*REQUIREMENTS*:
Please transcribe the data below exactly. Leave the pictures out.

·····

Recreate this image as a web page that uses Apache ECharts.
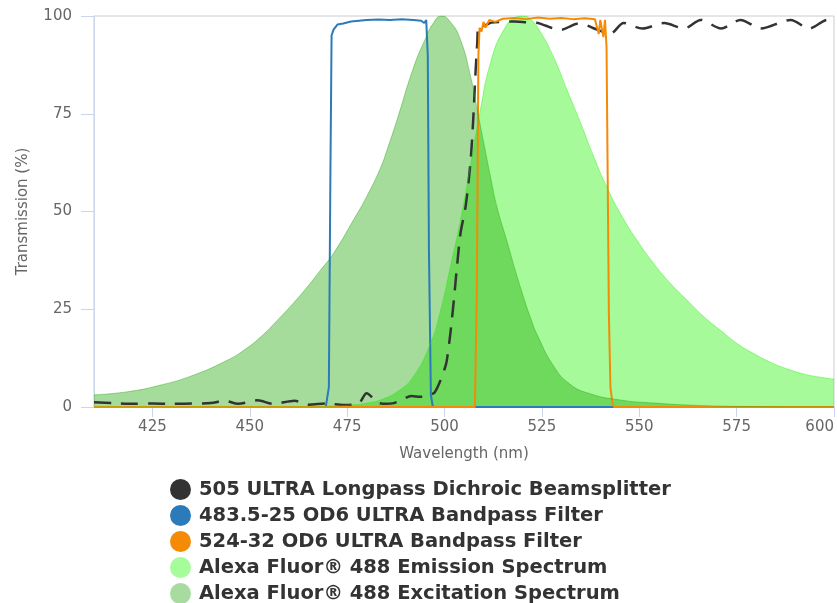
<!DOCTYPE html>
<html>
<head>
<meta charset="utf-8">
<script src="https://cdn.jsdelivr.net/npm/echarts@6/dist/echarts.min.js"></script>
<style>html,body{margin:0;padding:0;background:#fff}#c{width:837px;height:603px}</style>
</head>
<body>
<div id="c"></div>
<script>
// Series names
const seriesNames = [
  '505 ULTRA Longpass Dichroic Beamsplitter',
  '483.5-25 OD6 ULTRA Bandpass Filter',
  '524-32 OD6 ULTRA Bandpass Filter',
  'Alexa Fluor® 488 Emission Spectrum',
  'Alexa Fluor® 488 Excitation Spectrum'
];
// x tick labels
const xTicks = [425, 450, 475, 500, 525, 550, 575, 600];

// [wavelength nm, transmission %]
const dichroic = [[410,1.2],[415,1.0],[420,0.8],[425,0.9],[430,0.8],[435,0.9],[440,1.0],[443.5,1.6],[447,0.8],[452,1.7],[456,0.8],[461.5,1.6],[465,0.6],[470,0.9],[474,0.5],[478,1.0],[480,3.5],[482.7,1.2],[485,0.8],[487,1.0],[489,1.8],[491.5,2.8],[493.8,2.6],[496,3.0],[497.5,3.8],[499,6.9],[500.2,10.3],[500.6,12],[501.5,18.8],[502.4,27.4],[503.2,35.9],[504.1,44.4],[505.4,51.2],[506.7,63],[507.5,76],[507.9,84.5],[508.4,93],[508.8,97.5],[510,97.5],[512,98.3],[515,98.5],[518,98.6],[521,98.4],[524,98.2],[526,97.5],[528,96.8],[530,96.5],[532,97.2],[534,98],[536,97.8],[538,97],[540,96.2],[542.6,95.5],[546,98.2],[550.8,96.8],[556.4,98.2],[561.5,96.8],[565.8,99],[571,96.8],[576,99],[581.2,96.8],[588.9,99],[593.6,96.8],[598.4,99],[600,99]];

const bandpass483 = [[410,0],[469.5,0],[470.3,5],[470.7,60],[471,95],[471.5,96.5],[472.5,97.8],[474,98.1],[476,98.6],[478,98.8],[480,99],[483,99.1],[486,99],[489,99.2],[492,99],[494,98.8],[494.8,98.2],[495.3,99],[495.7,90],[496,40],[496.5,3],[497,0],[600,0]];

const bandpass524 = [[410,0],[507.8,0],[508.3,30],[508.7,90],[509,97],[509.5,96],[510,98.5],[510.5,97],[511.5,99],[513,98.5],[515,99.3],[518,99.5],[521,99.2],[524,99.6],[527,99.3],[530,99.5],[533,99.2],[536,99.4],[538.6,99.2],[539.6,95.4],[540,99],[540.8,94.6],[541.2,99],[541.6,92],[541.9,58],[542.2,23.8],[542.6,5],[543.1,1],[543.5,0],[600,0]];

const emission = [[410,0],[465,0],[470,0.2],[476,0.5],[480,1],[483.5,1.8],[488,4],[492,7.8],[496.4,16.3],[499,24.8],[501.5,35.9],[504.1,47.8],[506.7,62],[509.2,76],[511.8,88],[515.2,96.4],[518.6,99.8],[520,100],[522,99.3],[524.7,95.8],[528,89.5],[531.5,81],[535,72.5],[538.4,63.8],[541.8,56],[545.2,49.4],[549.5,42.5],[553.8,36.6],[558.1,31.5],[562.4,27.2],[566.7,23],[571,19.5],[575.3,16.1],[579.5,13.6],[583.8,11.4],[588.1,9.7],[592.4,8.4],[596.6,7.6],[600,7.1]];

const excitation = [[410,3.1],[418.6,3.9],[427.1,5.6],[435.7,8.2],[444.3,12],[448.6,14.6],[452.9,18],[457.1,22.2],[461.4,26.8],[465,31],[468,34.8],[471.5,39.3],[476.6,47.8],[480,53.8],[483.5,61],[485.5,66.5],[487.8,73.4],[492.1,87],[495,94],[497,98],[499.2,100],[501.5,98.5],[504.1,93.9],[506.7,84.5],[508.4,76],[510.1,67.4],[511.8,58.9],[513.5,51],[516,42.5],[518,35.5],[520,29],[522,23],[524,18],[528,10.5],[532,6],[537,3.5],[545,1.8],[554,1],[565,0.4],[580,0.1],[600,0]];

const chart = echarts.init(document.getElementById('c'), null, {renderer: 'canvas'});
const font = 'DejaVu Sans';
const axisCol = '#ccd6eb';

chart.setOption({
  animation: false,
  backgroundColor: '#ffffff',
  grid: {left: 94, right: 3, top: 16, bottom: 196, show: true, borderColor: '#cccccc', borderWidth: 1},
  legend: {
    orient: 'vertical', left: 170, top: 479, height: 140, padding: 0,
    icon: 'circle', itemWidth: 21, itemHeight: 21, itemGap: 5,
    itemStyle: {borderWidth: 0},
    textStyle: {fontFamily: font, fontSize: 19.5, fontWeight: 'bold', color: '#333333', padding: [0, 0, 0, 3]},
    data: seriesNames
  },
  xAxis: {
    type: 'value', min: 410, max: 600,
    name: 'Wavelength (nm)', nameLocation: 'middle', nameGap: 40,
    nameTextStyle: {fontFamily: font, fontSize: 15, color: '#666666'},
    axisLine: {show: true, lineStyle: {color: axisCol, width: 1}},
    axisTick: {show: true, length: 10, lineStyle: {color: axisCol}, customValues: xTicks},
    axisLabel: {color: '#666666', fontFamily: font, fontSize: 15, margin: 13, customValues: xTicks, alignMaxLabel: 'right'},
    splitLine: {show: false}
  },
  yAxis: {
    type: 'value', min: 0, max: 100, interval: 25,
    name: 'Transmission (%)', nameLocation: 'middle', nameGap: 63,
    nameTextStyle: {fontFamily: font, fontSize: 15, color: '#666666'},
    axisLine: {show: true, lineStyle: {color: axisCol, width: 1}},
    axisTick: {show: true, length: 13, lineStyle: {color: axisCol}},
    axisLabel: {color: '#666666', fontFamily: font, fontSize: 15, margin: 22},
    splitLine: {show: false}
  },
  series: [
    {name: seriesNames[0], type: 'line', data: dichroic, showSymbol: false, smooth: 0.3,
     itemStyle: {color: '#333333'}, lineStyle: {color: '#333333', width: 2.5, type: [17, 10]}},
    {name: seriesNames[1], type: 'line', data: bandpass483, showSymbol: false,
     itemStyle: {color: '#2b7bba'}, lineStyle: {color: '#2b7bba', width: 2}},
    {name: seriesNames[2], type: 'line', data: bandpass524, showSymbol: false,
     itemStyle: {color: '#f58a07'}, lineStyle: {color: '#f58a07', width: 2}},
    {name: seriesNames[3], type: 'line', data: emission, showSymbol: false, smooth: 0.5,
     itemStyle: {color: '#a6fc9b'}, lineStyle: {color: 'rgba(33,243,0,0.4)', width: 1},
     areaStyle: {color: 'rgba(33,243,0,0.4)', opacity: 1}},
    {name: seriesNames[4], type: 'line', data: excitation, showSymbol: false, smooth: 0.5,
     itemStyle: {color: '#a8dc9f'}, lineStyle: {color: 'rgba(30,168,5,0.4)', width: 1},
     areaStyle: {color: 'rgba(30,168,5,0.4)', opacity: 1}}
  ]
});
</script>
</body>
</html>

·····

*COMPLETE ANSWER*:
Recreate this image as a web page that uses Apache ECharts.
<!DOCTYPE html>
<html>
<head>
<meta charset="utf-8">
<script src="https://cdn.jsdelivr.net/npm/echarts@6/dist/echarts.min.js"></script>
<style>html,body{margin:0;padding:0;background:#fff}#c{width:837px;height:603px}</style>
</head>
<body>
<div id="c"></div>
<script>
// Series names
const seriesNames = [
  '505 ULTRA Longpass Dichroic Beamsplitter',
  '483.5-25 OD6 ULTRA Bandpass Filter',
  '524-32 OD6 ULTRA Bandpass Filter',
  'Alexa Fluor® 488 Emission Spectrum',
  'Alexa Fluor® 488 Excitation Spectrum'
];
// x tick labels
const xTicks = [425, 450, 475, 500, 525, 550, 575, 600];

// [wavelength nm, transmission %]
const dichroic = [[410,1.2],[415,1.0],[420,0.8],[425,0.9],[430,0.8],[435,0.9],[440,1.0],[443.5,1.6],[447,0.8],[452,1.7],[456,0.8],[461.5,1.6],[465,0.6],[470,0.9],[474,0.5],[478,1.0],[480,3.5],[482.7,1.2],[485,0.8],[487,1.0],[489,1.8],[491.5,2.8],[493.8,2.6],[496,3.0],[497.5,3.8],[499,6.9],[500.2,10.3],[500.6,12],[501.5,18.8],[502.4,27.4],[503.2,35.9],[504.1,44.4],[505.4,51.2],[506.7,63],[507.5,76],[507.9,84.5],[508.4,93],[508.8,97.5],[510,97.5],[512,98.3],[515,98.5],[518,98.6],[521,98.4],[524,98.2],[526,97.5],[528,96.8],[530,96.5],[532,97.2],[534,98],[536,97.8],[538,97],[540,96.2],[542.6,95.5],[546,98.2],[550.8,96.8],[556.4,98.2],[561.5,96.8],[565.8,99],[571,96.8],[576,99],[581.2,96.8],[588.9,99],[593.6,96.8],[598.4,99],[600,99]];

const bandpass483 = [[410,0],[469.5,0],[470.3,5],[470.7,60],[471,95],[471.5,96.5],[472.5,97.8],[474,98.1],[476,98.6],[478,98.8],[480,99],[483,99.1],[486,99],[489,99.2],[492,99],[494,98.8],[494.8,98.2],[495.3,99],[495.7,90],[496,40],[496.5,3],[497,0],[600,0]];

const bandpass524 = [[410,0],[507.8,0],[508.3,30],[508.7,90],[509,97],[509.5,96],[510,98.5],[510.5,97],[511.5,99],[513,98.5],[515,99.3],[518,99.5],[521,99.2],[524,99.6],[527,99.3],[530,99.5],[533,99.2],[536,99.4],[538.6,99.2],[539.6,95.4],[540,99],[540.8,94.6],[541.2,99],[541.6,92],[541.9,58],[542.2,23.8],[542.6,5],[543.1,1],[543.5,0],[600,0]];

const emission = [[410,0],[465,0],[470,0.2],[476,0.5],[480,1],[483.5,1.8],[488,4],[492,7.8],[496.4,16.3],[499,24.8],[501.5,35.9],[504.1,47.8],[506.7,62],[509.2,76],[511.8,88],[515.2,96.4],[518.6,99.8],[520,100],[522,99.3],[524.7,95.8],[528,89.5],[531.5,81],[535,72.5],[538.4,63.8],[541.8,56],[545.2,49.4],[549.5,42.5],[553.8,36.6],[558.1,31.5],[562.4,27.2],[566.7,23],[571,19.5],[575.3,16.1],[579.5,13.6],[583.8,11.4],[588.1,9.7],[592.4,8.4],[596.6,7.6],[600,7.1]];

const excitation = [[410,3.1],[418.6,3.9],[427.1,5.6],[435.7,8.2],[444.3,12],[448.6,14.6],[452.9,18],[457.1,22.2],[461.4,26.8],[465,31],[468,34.8],[471.5,39.3],[476.6,47.8],[480,53.8],[483.5,61],[485.5,66.5],[487.8,73.4],[492.1,87],[495,94],[497,98],[499.2,100],[501.5,98.5],[504.1,93.9],[506.7,84.5],[508.4,76],[510.1,67.4],[511.8,58.9],[513.5,51],[516,42.5],[518,35.5],[520,29],[522,23],[524,18],[528,10.5],[532,6],[537,3.5],[545,1.8],[554,1],[565,0.4],[580,0.1],[600,0]];

const chart = echarts.init(document.getElementById('c'), null, {renderer: 'canvas'});
const font = 'DejaVu Sans';
const axisCol = '#ccd6eb';

chart.setOption({
  animation: false,
  backgroundColor: '#ffffff',
  grid: {left: 94, right: 3, top: 16, bottom: 196, show: true, borderColor: '#cccccc', borderWidth: 1},
  legend: {
    orient: 'vertical', left: 170, top: 479, height: 140, padding: 0,
    icon: 'circle', itemWidth: 21, itemHeight: 21, itemGap: 5,
    itemStyle: {borderWidth: 0},
    textStyle: {fontFamily: font, fontSize: 19.5, fontWeight: 'bold', color: '#333333', padding: [0, 0, 0, 3]},
    data: seriesNames
  },
  xAxis: {
    type: 'value', min: 410, max: 600,
    name: 'Wavelength (nm)', nameLocation: 'middle', nameGap: 40,
    nameTextStyle: {fontFamily: font, fontSize: 15, color: '#666666'},
    axisLine: {show: true, lineStyle: {color: axisCol, width: 1}},
    axisTick: {show: true, length: 10, lineStyle: {color: axisCol}, customValues: xTicks},
    axisLabel: {color: '#666666', fontFamily: font, fontSize: 15, margin: 13, customValues: xTicks, alignMaxLabel: 'right'},
    splitLine: {show: false}
  },
  yAxis: {
    type: 'value', min: 0, max: 100, interval: 25,
    name: 'Transmission (%)', nameLocation: 'middle', nameGap: 63,
    nameTextStyle: {fontFamily: font, fontSize: 15, color: '#666666'},
    axisLine: {show: true, lineStyle: {color: axisCol, width: 1}},
    axisTick: {show: true, length: 13, lineStyle: {color: axisCol}},
    axisLabel: {color: '#666666', fontFamily: font, fontSize: 15, margin: 22},
    splitLine: {show: false}
  },
  series: [
    {name: seriesNames[0], type: 'line', data: dichroic, showSymbol: false, smooth: 0.3,
     itemStyle: {color: '#333333'}, lineStyle: {color: '#333333', width: 2.5, type: [17, 10]}},
    {name: seriesNames[1], type: 'line', data: bandpass483, showSymbol: false,
     itemStyle: {color: '#2b7bba'}, lineStyle: {color: '#2b7bba', width: 2}},
    {name: seriesNames[2], type: 'line', data: bandpass524, showSymbol: false,
     itemStyle: {color: '#f58a07'}, lineStyle: {color: '#f58a07', width: 2}},
    {name: seriesNames[3], type: 'line', data: emission, showSymbol: false, smooth: 0.5,
     itemStyle: {color: '#a6fc9b'}, lineStyle: {color: 'rgba(33,243,0,0.4)', width: 1},
     areaStyle: {color: 'rgba(33,243,0,0.4)', opacity: 1}},
    {name: seriesNames[4], type: 'line', data: excitation, showSymbol: false, smooth: 0.5,
     itemStyle: {color: '#a8dc9f'}, lineStyle: {color: 'rgba(30,168,5,0.4)', width: 1},
     areaStyle: {color: 'rgba(30,168,5,0.4)', opacity: 1}}
  ]
});
</script>
</body>
</html>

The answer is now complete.